Each Inspector General is authorized to request the production of all information necessary to remediate or prevent fraud, waste, abuse, and mismanagement in federal government programs. As of today, with few but growing exceptions, the Inspector General Act solely authorizes subpoenas duces tecum or documentary requests. The Inspector General’s administrative subpoena authority is mainly used in criminal investigations and courts have held that the Act gives the Inspectors General both civil and criminal investigative authority.

OIG subpoenas are enforced by United States district courts and prosecuted by the Department of Justice at the request of the relevant Inspector General as part of the Department’s obligation to conduct litigation in which the United States is interested.

Although the law allows for objections, courts have firmly established the general enforceability of administrative subpoenas unless some very narrow exceptions exist. Recognized instances include constitutional concerns (vagueness, breadth, Fifth Amendment) as well as the general standards governing judicial enforcement of subpoenas such as relevance of information, unreasonable burden, and issuance in bad faith.
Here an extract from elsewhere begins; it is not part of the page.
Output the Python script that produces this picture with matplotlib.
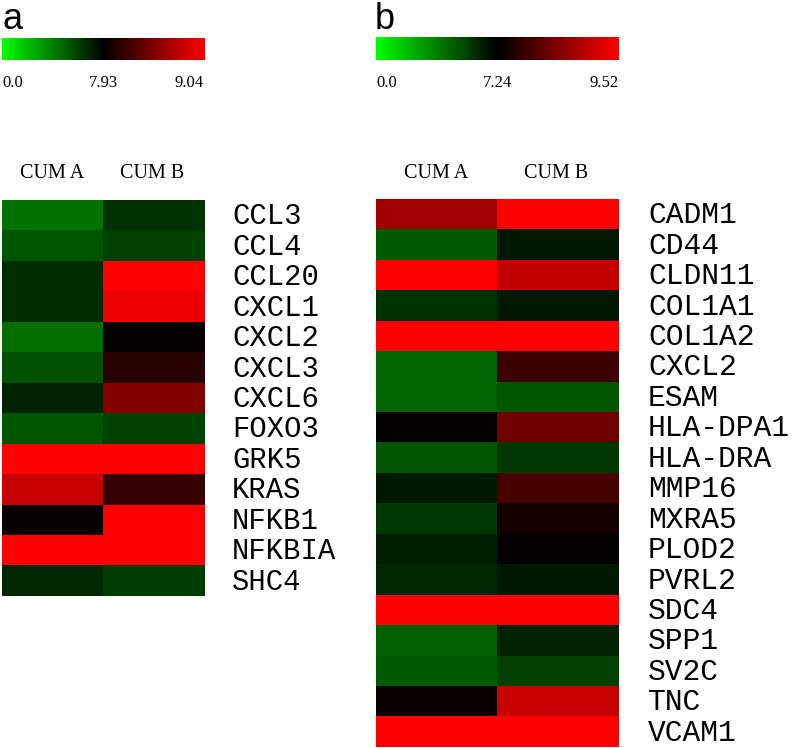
import numpy as np
import matplotlib
matplotlib.use("Agg")
import matplotlib.pyplot as plt
from matplotlib.colors import LinearSegmentedColormap, TwoSlopeNorm

# dati (livelli di espressione)
cols = ["CUM A", "CUM B"]

genes_a = ["CCL3", "CCL4", "CCL20", "CXCL1", "CXCL2", "CXCL3", "CXCL6",
           "FOXO3", "GRK5", "KRAS", "NFKB1", "NFKBIA", "SHC4"]
cum_a_a = [4.35, 5.29, 6.53, 6.53, 4.51, 5.44, 6.84, 5.29, 9.04, 8.80, 7.97, 9.04, 6.69]
cum_b_a = [6.38, 5.91, 9.04, 8.95, 7.95, 8.10, 8.50, 5.91, 9.04, 8.17, 9.04, 9.04, 6.07]
scale_a = [0.0, 7.93, 9.04]

genes_b = ["CADM1", "CD44", "CLDN11", "COL1A1", "COL1A2", "CXCL2", "ESAM",
           "HLA-DPA1", "HLA-DRA", "MMP16", "MXRA5", "PLOD2", "PVRL2", "SDC4",
           "SPP1", "SV2C", "TNC", "VCAM1"]
cum_a_b = [8.67, 4.68, 9.52, 5.82, 9.52, 4.40, 4.40, 7.27, 4.83, 6.53, 5.68,
           6.39, 6.10, 9.52, 4.54, 4.68, 7.33, 9.52]
cum_b_b = [9.52, 6.53, 8.98, 6.53, 9.52, 7.78, 4.83, 8.22, 5.68, 7.87, 7.42,
           7.27, 6.53, 9.52, 6.25, 5.39, 9.03, 9.52]
scale_b = [0.0, 7.24, 9.52]

cmap = LinearSegmentedColormap.from_list("gkr", [(0, 1, 0), (0, 0, 0), (1, 0, 0)])

W, H = 793, 748
fig = plt.figure(figsize=(W / 100, H / 100), dpi=100)


def ax_px(x0, y0, x1, y1):
    # assi in coordinate pixel (origine in alto a sinistra)
    return fig.add_axes([x0 / W, 1 - y1 / H, (x1 - x0) / W, (y1 - y0) / H])


def pannello(lettera, lx, genes, va, vb, scala, hm_box, cb_box, label_x, fs_lab, head_x):
    vmin, vc, vmax = scala
    norm = TwoSlopeNorm(vcenter=vc, vmin=vmin, vmax=vmax)

    fig.text(lx / W, 1 - 29 / H, lettera, fontsize=26, family="Liberation Sans",
             ha="left", va="baseline")

    # barra colori
    cax = ax_px(*cb_box)
    grad = np.linspace(0, 1, 256)[None, :]
    cax.imshow(grad, aspect="auto", cmap=cmap, extent=[0, 1, 0, 1])
    cax.set_axis_off()
    x0, x1 = cb_box[0], cb_box[2]
    ty = 1 - 83 / H
    fig.text(x0 / W, ty, f"{vmin:.1f}", fontsize=12, family="Liberation Serif",
             ha="left", va="center")
    fig.text((x0 + x1) / 2 / W, ty, f"{vc:.2f}", fontsize=12, family="Liberation Serif",
             ha="center", va="center")
    fig.text(x1 / W, ty, f"{vmax:.2f}", fontsize=12, family="Liberation Serif",
             ha="right", va="center")

    # heatmap
    ax = ax_px(*hm_box)
    data = np.column_stack([va, vb])
    ax.imshow(data, aspect="auto", cmap=cmap, norm=norm, interpolation="nearest")
    ax.set_xticks([])
    ax.set_yticks([])
    for s in ax.spines.values():
        s.set_visible(False)

    n = len(genes)
    y0, y1 = hm_box[1], hm_box[3]
    rh = (y1 - y0) / n
    for i, g in enumerate(genes):
        fig.text(label_x / W, 1 - (y0 + rh * (i + 0.5) + 1) / H, g, fontsize=fs_lab,
                 family="Liberation Mono", ha="left", va="center")

    for c, hx in zip(cols, head_x):
        fig.text(hx / W, 1 - 174 / H, c, fontsize=14.5, family="Liberation Serif",
                 ha="center", va="center")


pannello("a", 2, genes_a, cum_a_a, cum_b_a, scale_a,
         (2, 200, 204, 596), (2, 38, 204, 60), 232, 20.8, (52, 152))
pannello("b", 375, genes_b, cum_a_b, cum_b_b, scale_b,
         (376, 199, 619, 747), (376, 37, 619, 60), 648, 21.3, (436, 556))

fig.savefig("out.png", dpi=100)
Experience shows that without proper legal representation subpoenaed companies routinely commit one of two mistakes: they either attempt to fight the subpoena or they act over-compliant and produce even the most confidential and privileged information.

Both mistakes are fatal. In the first scenario, the subpoenaed entity will quickly face the broad enforcement power of the involved federal agency. Almost guaranteed, the agency will refer the case to the Department of Justice and open criminal investigations against the individuals behind the subpoenaed company. In the second example, when companies are overly compliant and produce records without careful review by experienced fraud defense attorneys, these companies will almost naturally unearth adverse information that will form the basis for future criminal prosecution. Thus, responding to an administrative subpoena is a delicate balancing act between being compliant and protecting the client’s interest. In fact, it is a skillful bargaining game that is not won by aggressive and atrocious litigators but by diplomatic and respectful and respected legal advisers.

Our strategic advantage is twofold. First, we have the experience and reputation because we have appeared before governmental agencies and established a trustworthy climate. Second, we closely work with former agents, FBI supervisory special agents, certified fraud examiners, former government lawyers, and reputable compliance officers who all have been on both sides of the table.

2. Subpoenas under 18 U.S.C. § 3486

Prime application of 18 U.S.C. § 3486 is the criminal investigation of federal healthcare offenses. The statute affords those served a reasonable period of time to respond. In addition to a judicial enforcement provision, 18 U.S.C. § 3486 specifically authorizes motions to quash and ex parte nondisclosure court orders. Under this section, the custodian of subpoenaed records or documents may be compelled to testify concerning them, but there is no indication that the section otherwise conveys the power to issue testimonial subpoenas.

Administrative subpoenas under 18 U.S.C. § 3486 need not satisfy a probable cause standard. The Fourth Amendment only demands that the subpoena be reasonable, a standard that requires that (i) the subpoena complies with the terms of its authorizing statute, (ii) the documents requested were relevant to the investigation, (iii) the information sought is not already available, and (iv) enforcing the subpoena will not constitute an abuse of process.